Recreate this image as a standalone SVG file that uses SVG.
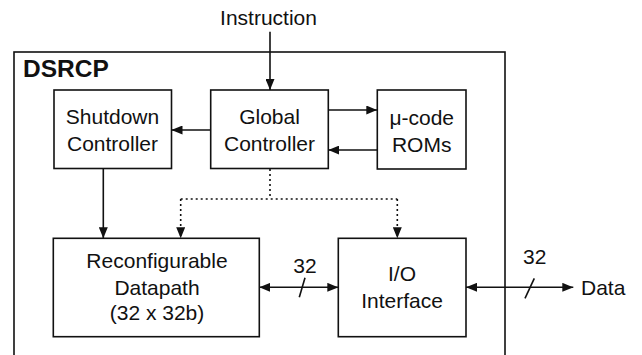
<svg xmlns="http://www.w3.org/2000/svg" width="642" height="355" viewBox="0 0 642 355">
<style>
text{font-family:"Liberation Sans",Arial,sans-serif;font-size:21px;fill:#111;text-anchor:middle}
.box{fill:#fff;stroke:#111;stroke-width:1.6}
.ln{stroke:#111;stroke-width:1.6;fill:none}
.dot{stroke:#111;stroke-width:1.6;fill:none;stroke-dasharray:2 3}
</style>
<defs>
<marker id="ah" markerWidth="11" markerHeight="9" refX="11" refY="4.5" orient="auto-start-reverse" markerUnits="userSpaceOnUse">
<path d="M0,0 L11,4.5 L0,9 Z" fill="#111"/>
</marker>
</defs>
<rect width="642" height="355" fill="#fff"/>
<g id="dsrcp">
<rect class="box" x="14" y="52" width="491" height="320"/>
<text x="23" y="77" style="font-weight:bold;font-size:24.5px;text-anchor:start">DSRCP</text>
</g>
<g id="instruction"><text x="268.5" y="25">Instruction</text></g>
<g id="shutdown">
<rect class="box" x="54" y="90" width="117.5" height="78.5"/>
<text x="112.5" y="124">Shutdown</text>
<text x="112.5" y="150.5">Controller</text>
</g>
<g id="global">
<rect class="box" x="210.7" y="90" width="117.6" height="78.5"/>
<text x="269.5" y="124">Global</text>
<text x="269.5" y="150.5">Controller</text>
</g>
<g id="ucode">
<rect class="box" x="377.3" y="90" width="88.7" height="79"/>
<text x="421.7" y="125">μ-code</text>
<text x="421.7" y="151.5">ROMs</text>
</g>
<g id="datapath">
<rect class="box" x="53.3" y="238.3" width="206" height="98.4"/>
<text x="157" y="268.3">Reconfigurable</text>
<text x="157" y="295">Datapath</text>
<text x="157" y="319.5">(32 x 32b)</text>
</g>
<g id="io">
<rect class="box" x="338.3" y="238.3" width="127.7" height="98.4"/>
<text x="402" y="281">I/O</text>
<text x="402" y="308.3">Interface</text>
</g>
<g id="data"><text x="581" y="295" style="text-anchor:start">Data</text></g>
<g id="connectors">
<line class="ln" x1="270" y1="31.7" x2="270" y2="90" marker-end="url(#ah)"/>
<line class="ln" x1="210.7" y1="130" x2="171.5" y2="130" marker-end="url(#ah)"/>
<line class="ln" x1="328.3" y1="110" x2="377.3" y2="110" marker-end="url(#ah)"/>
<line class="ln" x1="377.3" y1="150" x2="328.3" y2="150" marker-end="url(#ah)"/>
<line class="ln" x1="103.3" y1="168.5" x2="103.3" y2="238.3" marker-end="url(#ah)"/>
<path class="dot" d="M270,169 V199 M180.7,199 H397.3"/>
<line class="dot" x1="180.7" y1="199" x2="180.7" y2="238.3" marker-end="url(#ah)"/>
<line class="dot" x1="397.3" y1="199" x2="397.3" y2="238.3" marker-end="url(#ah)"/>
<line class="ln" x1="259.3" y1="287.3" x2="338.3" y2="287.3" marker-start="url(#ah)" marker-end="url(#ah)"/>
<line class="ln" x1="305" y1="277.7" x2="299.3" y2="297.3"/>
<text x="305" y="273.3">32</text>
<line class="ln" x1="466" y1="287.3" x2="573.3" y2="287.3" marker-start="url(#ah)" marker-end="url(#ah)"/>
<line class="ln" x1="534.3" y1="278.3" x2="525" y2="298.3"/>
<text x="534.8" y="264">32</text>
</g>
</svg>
------
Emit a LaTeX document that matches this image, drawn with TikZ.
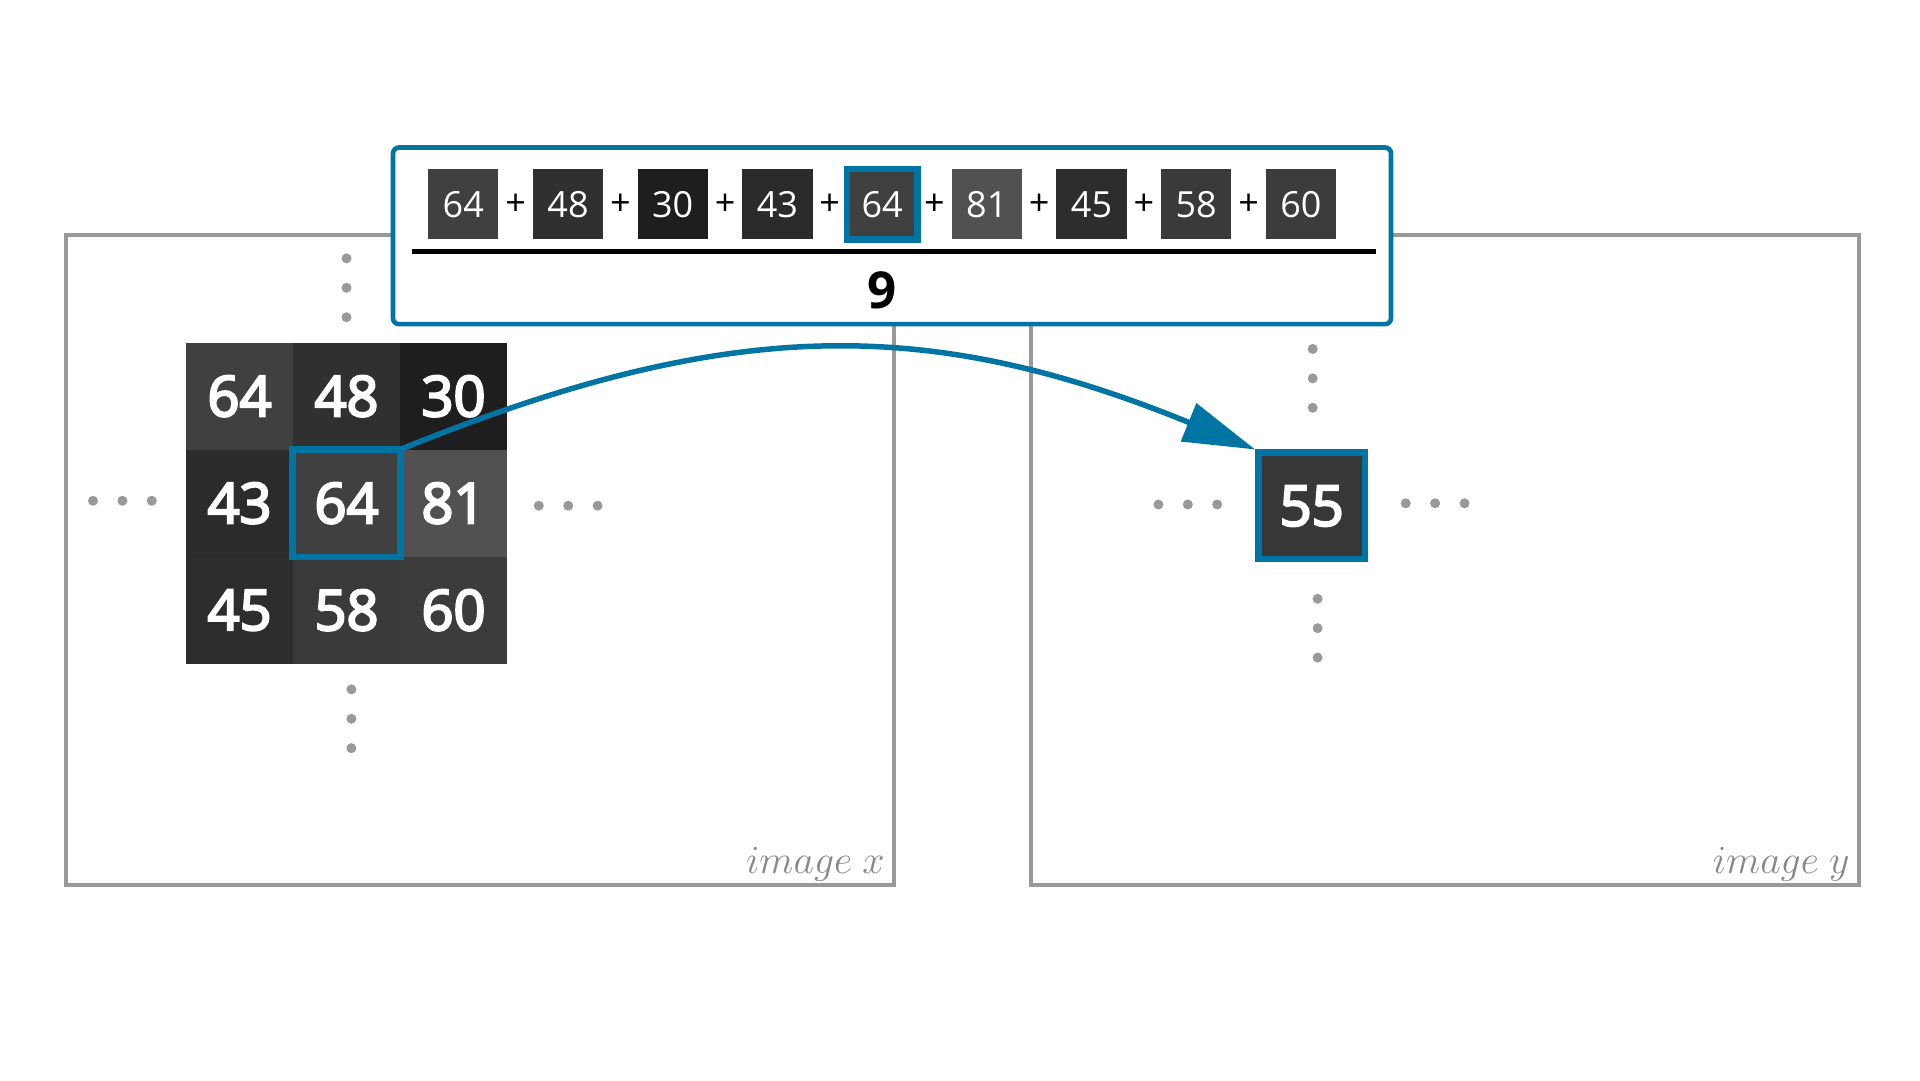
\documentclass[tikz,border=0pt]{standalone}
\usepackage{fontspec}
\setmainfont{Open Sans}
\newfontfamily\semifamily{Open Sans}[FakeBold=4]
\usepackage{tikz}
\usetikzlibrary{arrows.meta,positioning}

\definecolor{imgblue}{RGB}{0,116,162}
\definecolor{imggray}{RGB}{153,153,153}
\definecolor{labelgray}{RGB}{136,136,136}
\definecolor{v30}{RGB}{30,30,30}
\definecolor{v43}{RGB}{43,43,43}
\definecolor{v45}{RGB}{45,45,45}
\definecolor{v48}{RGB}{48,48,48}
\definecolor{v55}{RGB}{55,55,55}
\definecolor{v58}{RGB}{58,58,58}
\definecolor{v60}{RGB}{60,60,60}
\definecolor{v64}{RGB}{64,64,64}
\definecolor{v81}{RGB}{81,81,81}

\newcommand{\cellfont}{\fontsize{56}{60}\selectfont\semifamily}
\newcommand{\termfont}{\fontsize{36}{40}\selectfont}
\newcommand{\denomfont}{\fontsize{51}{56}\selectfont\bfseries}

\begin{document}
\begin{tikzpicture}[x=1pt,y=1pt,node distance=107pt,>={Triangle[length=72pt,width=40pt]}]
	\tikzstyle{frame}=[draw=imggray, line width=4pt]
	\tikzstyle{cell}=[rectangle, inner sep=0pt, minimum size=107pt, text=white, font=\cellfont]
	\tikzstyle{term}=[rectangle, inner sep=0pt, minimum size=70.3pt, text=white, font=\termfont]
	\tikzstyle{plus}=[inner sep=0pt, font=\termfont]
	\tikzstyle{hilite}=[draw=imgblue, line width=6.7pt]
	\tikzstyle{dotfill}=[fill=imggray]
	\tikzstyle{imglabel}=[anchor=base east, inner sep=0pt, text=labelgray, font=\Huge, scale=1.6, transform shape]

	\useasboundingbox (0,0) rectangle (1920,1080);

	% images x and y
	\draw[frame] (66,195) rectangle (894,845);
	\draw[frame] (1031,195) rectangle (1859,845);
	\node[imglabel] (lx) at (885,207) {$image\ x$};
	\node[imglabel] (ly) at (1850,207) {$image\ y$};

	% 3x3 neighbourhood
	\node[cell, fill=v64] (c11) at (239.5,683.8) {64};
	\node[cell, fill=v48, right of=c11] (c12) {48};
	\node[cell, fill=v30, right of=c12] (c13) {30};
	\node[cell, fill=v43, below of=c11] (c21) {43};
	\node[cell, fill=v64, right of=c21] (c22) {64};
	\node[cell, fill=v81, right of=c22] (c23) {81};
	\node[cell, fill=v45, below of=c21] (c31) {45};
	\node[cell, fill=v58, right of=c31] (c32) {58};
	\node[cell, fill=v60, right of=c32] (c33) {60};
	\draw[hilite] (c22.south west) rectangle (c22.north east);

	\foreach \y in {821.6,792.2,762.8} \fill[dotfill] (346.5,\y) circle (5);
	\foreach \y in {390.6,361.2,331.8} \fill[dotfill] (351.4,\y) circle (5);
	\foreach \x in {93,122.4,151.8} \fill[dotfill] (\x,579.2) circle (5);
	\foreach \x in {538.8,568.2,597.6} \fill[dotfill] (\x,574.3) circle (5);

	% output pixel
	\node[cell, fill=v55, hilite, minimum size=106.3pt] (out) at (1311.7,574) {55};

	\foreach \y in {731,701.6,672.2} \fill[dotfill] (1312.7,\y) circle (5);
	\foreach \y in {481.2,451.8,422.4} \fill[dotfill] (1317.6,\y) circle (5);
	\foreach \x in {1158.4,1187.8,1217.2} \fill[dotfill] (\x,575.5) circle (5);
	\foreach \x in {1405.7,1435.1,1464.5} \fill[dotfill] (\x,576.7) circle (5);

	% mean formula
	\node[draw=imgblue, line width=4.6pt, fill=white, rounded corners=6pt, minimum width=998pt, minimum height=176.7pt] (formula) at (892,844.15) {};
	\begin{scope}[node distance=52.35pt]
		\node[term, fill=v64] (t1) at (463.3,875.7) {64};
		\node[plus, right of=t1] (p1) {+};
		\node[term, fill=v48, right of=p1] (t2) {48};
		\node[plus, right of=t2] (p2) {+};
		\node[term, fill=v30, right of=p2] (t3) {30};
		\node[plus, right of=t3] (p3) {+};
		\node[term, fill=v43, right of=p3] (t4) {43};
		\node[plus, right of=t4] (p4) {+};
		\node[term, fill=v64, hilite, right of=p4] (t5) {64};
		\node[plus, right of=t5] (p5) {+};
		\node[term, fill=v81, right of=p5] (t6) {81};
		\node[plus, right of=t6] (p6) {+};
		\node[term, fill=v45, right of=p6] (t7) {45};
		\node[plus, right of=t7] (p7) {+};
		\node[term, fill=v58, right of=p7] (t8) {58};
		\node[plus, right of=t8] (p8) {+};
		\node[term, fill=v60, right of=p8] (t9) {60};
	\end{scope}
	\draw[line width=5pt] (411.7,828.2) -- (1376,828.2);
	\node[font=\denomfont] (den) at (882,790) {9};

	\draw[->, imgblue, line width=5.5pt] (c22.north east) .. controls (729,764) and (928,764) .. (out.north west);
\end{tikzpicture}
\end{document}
------
What the task requires: Return exactly the lines from the one with "Emit a LaTeX" to the one with "(ly) at (1850,207)", both ends kept, and only those. Images are left out.

The answer:
Emit a LaTeX document that matches this image, drawn with TikZ.
\documentclass[tikz,border=0pt]{standalone}
\usepackage{fontspec}
\setmainfont{Open Sans}
\newfontfamily\semifamily{Open Sans}[FakeBold=4]
\usepackage{tikz}
\usetikzlibrary{arrows.meta,positioning}

\definecolor{imgblue}{RGB}{0,116,162}
\definecolor{imggray}{RGB}{153,153,153}
\definecolor{labelgray}{RGB}{136,136,136}
\definecolor{v30}{RGB}{30,30,30}
\definecolor{v43}{RGB}{43,43,43}
\definecolor{v45}{RGB}{45,45,45}
\definecolor{v48}{RGB}{48,48,48}
\definecolor{v55}{RGB}{55,55,55}
\definecolor{v58}{RGB}{58,58,58}
\definecolor{v60}{RGB}{60,60,60}
\definecolor{v64}{RGB}{64,64,64}
\definecolor{v81}{RGB}{81,81,81}

\newcommand{\cellfont}{\fontsize{56}{60}\selectfont\semifamily}
\newcommand{\termfont}{\fontsize{36}{40}\selectfont}
\newcommand{\denomfont}{\fontsize{51}{56}\selectfont\bfseries}

\begin{document}
\begin{tikzpicture}[x=1pt,y=1pt,node distance=107pt,>={Triangle[length=72pt,width=40pt]}]
	\tikzstyle{frame}=[draw=imggray, line width=4pt]
	\tikzstyle{cell}=[rectangle, inner sep=0pt, minimum size=107pt, text=white, font=\cellfont]
	\tikzstyle{term}=[rectangle, inner sep=0pt, minimum size=70.3pt, text=white, font=\termfont]
	\tikzstyle{plus}=[inner sep=0pt, font=\termfont]
	\tikzstyle{hilite}=[draw=imgblue, line width=6.7pt]
	\tikzstyle{dotfill}=[fill=imggray]
	\tikzstyle{imglabel}=[anchor=base east, inner sep=0pt, text=labelgray, font=\Huge, scale=1.6, transform shape]

	\useasboundingbox (0,0) rectangle (1920,1080);

	% images x and y
	\draw[frame] (66,195) rectangle (894,845);
	\draw[frame] (1031,195) rectangle (1859,845);
	\node[imglabel] (lx) at (885,207) {$image\ x$};
	\node[imglabel] (ly) at (1850,207) {$image\ y$};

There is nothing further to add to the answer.